I just realized I wrote my thesis on “The Bluest Eye” by Toni Morrison – what are the odds? Even back then the universe was reminding me to do the things that I’m doing.
That makes total sense. Particularly as an artist though artistic development I feel you are always tuned into what you want to say but you spend this span of time trying to figure out how to communicate it.
My documentations are not for Caucasian people at all. I don’t shoot them. It’s not about disliking anybody I just want my people to have something of their own. At the end of the day they know our beauty and our movements, sometimes more than we do and that’s why they put us in destructive conditions cause they know the power that we have – that’s just what it is.
My documentations are for my people to tap into the power they have within them and to kind of wake up and see. It’s a reminder we are beautiful through our struggles, and most importantly we are love. We are at war when we walk outside, but we are love.
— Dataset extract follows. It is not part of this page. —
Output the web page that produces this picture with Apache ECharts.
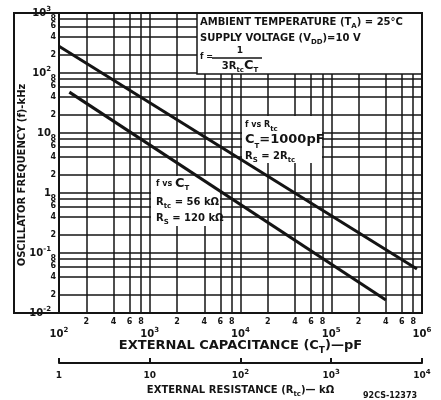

In order for us to have equality in my eyes, we have to have our own table where we can sit at and look at each other and embrace each other, and build each other, and trust each other, and love each other unconditionally before we can do any footwork with Caucasians – cause we can’t even look at ourselves. We need to know our own power first without them being in it. It’s a conflict of interest. We need our own table.
That’s what “Forgotten Cities” is. I’m 26; I created my own table for my people to sit at so we can become better as people.